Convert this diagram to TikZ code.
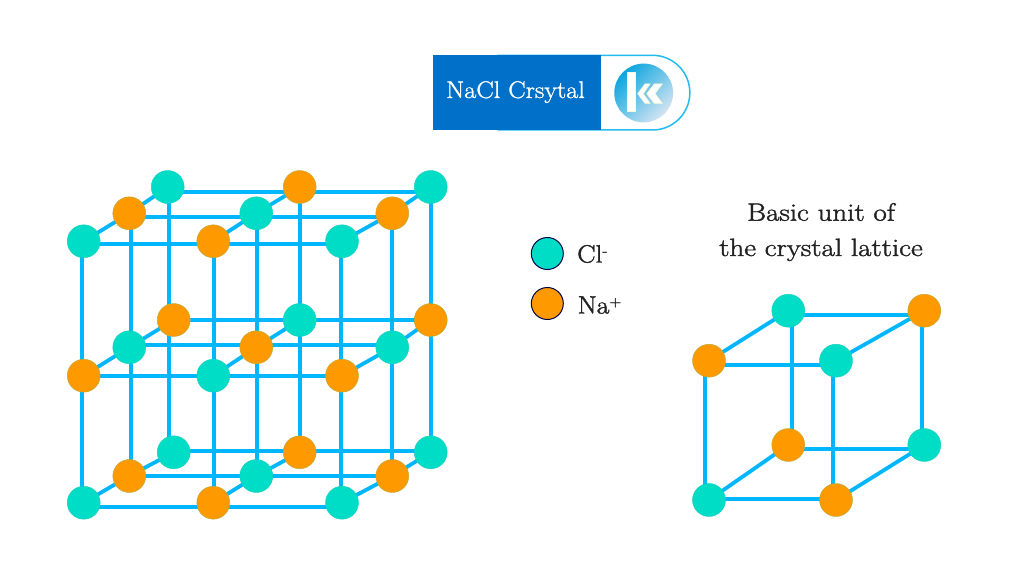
\documentclass[tikz,border=0pt]{standalone}
\usepackage{fontspec}
\newfontfamily\capfont[FakeStretch=1.16,FakeBold=1.6]{Latin Modern Roman}
\newfontfamily\titlefont[FakeStretch=1.09,FakeBold=1.2]{Latin Modern Roman}
\newfontfamily\keyfont[FakeStretch=1.1,FakeBold=1.6]{Latin Modern Roman}
\usetikzlibrary{backgrounds}
\definecolor{bond}{HTML}{00B7FF}
\definecolor{teal}{HTML}{00DDC6}
\definecolor{amber}{HTML}{FF9900}
\definecolor{logoblue}{HTML}{0070C8}
\definecolor{logocyan}{HTML}{22BDEE}
\definecolor{inkdark}{HTML}{222222}
\definecolor{marklight}{HTML}{F4FBD8}
\definecolor{discdark}{HTML}{0AA6DF}
\definecolor{discmid}{HTML}{3DB2E2}
\definecolor{discpale}{HTML}{D4E4F2}
\tikzset{
  ion/.style={circle,minimum size=33pt,inner sep=0pt,outer sep=0pt,line width=.4pt},
  cl/.style={ion,fill=teal,draw=teal!85!gray},
  na/.style={ion,fill=amber,draw=amber!70!teal},
  keyion/.style={circle,minimum size=32pt,inner sep=0pt,line width=1pt,draw=black!70!blue},
  bondline/.style={bond,line width=4.2pt},
  depthline/.style={bond,line width=3.8pt},
  caption/.style={text=inkdark,anchor=base,inner sep=0pt,font=\capfont\fontsize{25}{30}\selectfont},
  keytext/.style={text=inkdark,anchor=base west,inner sep=0pt,font=\keyfont\fontsize{25}{28}\selectfont},
  logomark/.style={fill=white,draw=marklight,line width=.6pt}
}
\begin{document}
\begin{tikzpicture}[x=1pt,y=-1pt]
\useasboundingbox (0,0) rectangle (1024,577);
% big lattice
\foreach \n/\t/\px/\py in {
 a1/cl/83.7/241.3,a2/na/213.3/241.3,a3/cl/342/241.3,
 b1/na/129.3/213.3,b2/cl/256.3/213.3,b3/na/392.3/213.3,
 c1/cl/167.7/187,c2/na/299.7/187,c3/cl/430.7/187,
 d1/na/83.7/375.7,d2/cl/213.3/375.7,d3/na/342/375.7,
 e1/cl/129.3/347.3,e2/na/256.3/347.3,e3/cl/392.3/347.3,
 f1/na/173.7/320,f2/cl/299.7/320,f3/na/430.7/320,
 g1/cl/83.7/502.7,g2/na/213.3/502.7,g3/cl/342/502.7,
 h1/na/129.3/476,h2/cl/256.3/476,h3/na/392.3/476,
 i1/cl/173.7/452.3,i2/na/299.7/452.3,i3/cl/430.7/452.3}
  \node[\t] (\n) at (\px,\py) {};
% unit cell
\foreach \n/\t/\px/\py in {
 u1/na/709/360.7,u2/cl/836/360.7,u3/cl/788.3/310.7,u4/na/924.3/310.7,
 u5/cl/709/500,u6/na/836/500,u7/na/788.3/445,u8/cl/924.3/445}
  \node[\t] (\n) at (\px,\py) {};
\begin{scope}[on background layer]
 % horizontal bonds: shifted to the level the reference prints them
 \foreach \p/\r/\d in {a1/a3/3,b1/b3/3.4,c1/c3/5,d1/d3/0.3,e1/e3/-2.3,f1/f3/0,g1/g3/4,h1/h3/0,i1/i3/-1.6}
  \draw[bondline] ([yshift=-\d pt]\p.center) -- ([yshift=-\d pt]\r.center);
 % depth bonds
 \foreach \p/\q/\r in {a1/b1/c1,a2/b2/c2,a3/b3/c3,d1/e1/f1,d2/e2/f2,d3/e3/f3,g1/h1/i1,g2/h2/i2,g3/h3/i3}
  \draw[depthline] (\p.center) -- (\q.center) -- (\r.center);
 % vertical bonds
 \foreach \p/\r/\d in {a1/g1/-1.4,a2/g2/0.7,a3/g3/-1,b1/h1/1.7,b2/h2/0.4,b3/h3/0,c2/i2/0,c3/i3/0.6}
  \draw[bondline] ([xshift=\d pt]\p.center) -- ([xshift=\d pt]\r.center);
 \draw[bondline] ([xshift=1pt]c1.center) -- ([xshift=1pt]c1.center |- i1.center);
 % unit cell bonds
 \foreach \p/\r/\d in {u1/u2/4.3,u3/u4/4,u5/u6/-0.7,u7/u8/4.3}
  \draw[bondline] ([yshift=-\d pt]\p.center) -- ([yshift=-\d pt]\r.center);
 \foreach \p/\r/\d in {u1/u5/-4,u2/u6/-2.7,u3/u7/4,u4/u8/-2.7}
  \draw[bondline] ([xshift=\d pt]\p.center) -- ([xshift=\d pt]\r.center);
 \draw[depthline] (u1.center) -- (u3.center) (u2.center) -- (u4.center) (u5.center) -- (u7.center) (u6.center) -- (u8.center);
\end{scope}
% legend
\node[keyion,fill=teal] (k1) at (547.3,253.5) {};
\node[keyion,fill=amber] (k2) at (547.3,303.5) {};
\node[keytext] (t1) at (577,262.5) {Cl\raisebox{7pt}{\fontsize{15}{15}\selectfont -}};
\node[keytext] (t2) at (577.5,313.5) {Na\raisebox{7pt}{\fontsize{15}{15}\selectfont +}};
% caption
\node[caption] (cap1) at (821,220.7) {Basic unit of};
\node[caption] (cap2) at (821,256) {the crystal lattice};
% banner
\path[draw=logocyan,line width=1.5pt,fill=white] (498,55.3) -- (652.5,55.3) arc[start angle=-90,end angle=90,radius=37.35,y=-1pt] -- (498,130) -- cycle;
\fill[logoblue] (432.7,55.3) rectangle (601,130);
\node[text=white,anchor=base,inner sep=0pt,font=\titlefont\fontsize{24}{28}\selectfont] (title) at (515.5,98) {NaCl Crsytal};
\shade[top color=discdark,middle color=discmid,bottom color=discpale,shading angle=45] (643.7,93) circle[radius=29.4];
\path[logomark] (627.7,72.3) rectangle (635,111.7);
\path[logomark] (637.7,93.7) -- (645,84) -- (650,84) -- (643.3,93.7) -- (650,103.3) -- (645,103.3) -- cycle;
\path[logomark] (646.7,93.7) -- (654.3,84) -- (662.3,84) -- (655,93.7) -- (662.3,103.3) -- (654.3,103.3) -- cycle;
\end{tikzpicture}
\end{document}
--------------------
## [Exercise details]
In your copy, leave out the pictures and reproduce the material above exactly.

## [The completed task]
Convert this diagram to TikZ code.
\documentclass[tikz,border=0pt]{standalone}
\usepackage{fontspec}
\newfontfamily\capfont[FakeStretch=1.16,FakeBold=1.6]{Latin Modern Roman}
\newfontfamily\titlefont[FakeStretch=1.09,FakeBold=1.2]{Latin Modern Roman}
\newfontfamily\keyfont[FakeStretch=1.1,FakeBold=1.6]{Latin Modern Roman}
\usetikzlibrary{backgrounds}
\definecolor{bond}{HTML}{00B7FF}
\definecolor{teal}{HTML}{00DDC6}
\definecolor{amber}{HTML}{FF9900}
\definecolor{logoblue}{HTML}{0070C8}
\definecolor{logocyan}{HTML}{22BDEE}
\definecolor{inkdark}{HTML}{222222}
\definecolor{marklight}{HTML}{F4FBD8}
\definecolor{discdark}{HTML}{0AA6DF}
\definecolor{discmid}{HTML}{3DB2E2}
\definecolor{discpale}{HTML}{D4E4F2}
\tikzset{
  ion/.style={circle,minimum size=33pt,inner sep=0pt,outer sep=0pt,line width=.4pt},
  cl/.style={ion,fill=teal,draw=teal!85!gray},
  na/.style={ion,fill=amber,draw=amber!70!teal},
  keyion/.style={circle,minimum size=32pt,inner sep=0pt,line width=1pt,draw=black!70!blue},
  bondline/.style={bond,line width=4.2pt},
  depthline/.style={bond,line width=3.8pt},
  caption/.style={text=inkdark,anchor=base,inner sep=0pt,font=\capfont\fontsize{25}{30}\selectfont},
  keytext/.style={text=inkdark,anchor=base west,inner sep=0pt,font=\keyfont\fontsize{25}{28}\selectfont},
  logomark/.style={fill=white,draw=marklight,line width=.6pt}
}
\begin{document}
\begin{tikzpicture}[x=1pt,y=-1pt]
\useasboundingbox (0,0) rectangle (1024,577);
% big lattice
\foreach \n/\t/\px/\py in {
 a1/cl/83.7/241.3,a2/na/213.3/241.3,a3/cl/342/241.3,
 b1/na/129.3/213.3,b2/cl/256.3/213.3,b3/na/392.3/213.3,
 c1/cl/167.7/187,c2/na/299.7/187,c3/cl/430.7/187,
 d1/na/83.7/375.7,d2/cl/213.3/375.7,d3/na/342/375.7,
 e1/cl/129.3/347.3,e2/na/256.3/347.3,e3/cl/392.3/347.3,
 f1/na/173.7/320,f2/cl/299.7/320,f3/na/430.7/320,
 g1/cl/83.7/502.7,g2/na/213.3/502.7,g3/cl/342/502.7,
 h1/na/129.3/476,h2/cl/256.3/476,h3/na/392.3/476,
 i1/cl/173.7/452.3,i2/na/299.7/452.3,i3/cl/430.7/452.3}
  \node[\t] (\n) at (\px,\py) {};
% unit cell
\foreach \n/\t/\px/\py in {
 u1/na/709/360.7,u2/cl/836/360.7,u3/cl/788.3/310.7,u4/na/924.3/310.7,
 u5/cl/709/500,u6/na/836/500,u7/na/788.3/445,u8/cl/924.3/445}
  \node[\t] (\n) at (\px,\py) {};
\begin{scope}[on background layer]
 % horizontal bonds: shifted to the level the reference prints them
 \foreach \p/\r/\d in {a1/a3/3,b1/b3/3.4,c1/c3/5,d1/d3/0.3,e1/e3/-2.3,f1/f3/0,g1/g3/4,h1/h3/0,i1/i3/-1.6}
  \draw[bondline] ([yshift=-\d pt]\p.center) -- ([yshift=-\d pt]\r.center);
 % depth bonds
 \foreach \p/\q/\r in {a1/b1/c1,a2/b2/c2,a3/b3/c3,d1/e1/f1,d2/e2/f2,d3/e3/f3,g1/h1/i1,g2/h2/i2,g3/h3/i3}
  \draw[depthline] (\p.center) -- (\q.center) -- (\r.center);
 % vertical bonds
 \foreach \p/\r/\d in {a1/g1/-1.4,a2/g2/0.7,a3/g3/-1,b1/h1/1.7,b2/h2/0.4,b3/h3/0,c2/i2/0,c3/i3/0.6}
  \draw[bondline] ([xshift=\d pt]\p.center) -- ([xshift=\d pt]\r.center);
 \draw[bondline] ([xshift=1pt]c1.center) -- ([xshift=1pt]c1.center |- i1.center);
 % unit cell bonds
 \foreach \p/\r/\d in {u1/u2/4.3,u3/u4/4,u5/u6/-0.7,u7/u8/4.3}
  \draw[bondline] ([yshift=-\d pt]\p.center) -- ([yshift=-\d pt]\r.center);
 \foreach \p/\r/\d in {u1/u5/-4,u2/u6/-2.7,u3/u7/4,u4/u8/-2.7}
  \draw[bondline] ([xshift=\d pt]\p.center) -- ([xshift=\d pt]\r.center);
 \draw[depthline] (u1.center) -- (u3.center) (u2.center) -- (u4.center) (u5.center) -- (u7.center) (u6.center) -- (u8.center);
\end{scope}
% legend
\node[keyion,fill=teal] (k1) at (547.3,253.5) {};
\node[keyion,fill=amber] (k2) at (547.3,303.5) {};
\node[keytext] (t1) at (577,262.5) {Cl\raisebox{7pt}{\fontsize{15}{15}\selectfont -}};
\node[keytext] (t2) at (577.5,313.5) {Na\raisebox{7pt}{\fontsize{15}{15}\selectfont +}};
% caption
\node[caption] (cap1) at (821,220.7) {Basic unit of};
\node[caption] (cap2) at (821,256) {the crystal lattice};
% banner
\path[draw=logocyan,line width=1.5pt,fill=white] (498,55.3) -- (652.5,55.3) arc[start angle=-90,end angle=90,radius=37.35,y=-1pt] -- (498,130) -- cycle;
\fill[logoblue] (432.7,55.3) rectangle (601,130);
\node[text=white,anchor=base,inner sep=0pt,font=\titlefont\fontsize{24}{28}\selectfont] (title) at (515.5,98) {NaCl Crsytal};
\shade[top color=discdark,middle color=discmid,bottom color=discpale,shading angle=45] (643.7,93) circle[radius=29.4];
\path[logomark] (627.7,72.3) rectangle (635,111.7);
\path[logomark] (637.7,93.7) -- (645,84) -- (650,84) -- (643.3,93.7) -- (650,103.3) -- (645,103.3) -- cycle;
\path[logomark] (646.7,93.7) -- (654.3,84) -- (662.3,84) -- (655,93.7) -- (662.3,103.3) -- (654.3,103.3) -- cycle;
\end{tikzpicture}
\end{document}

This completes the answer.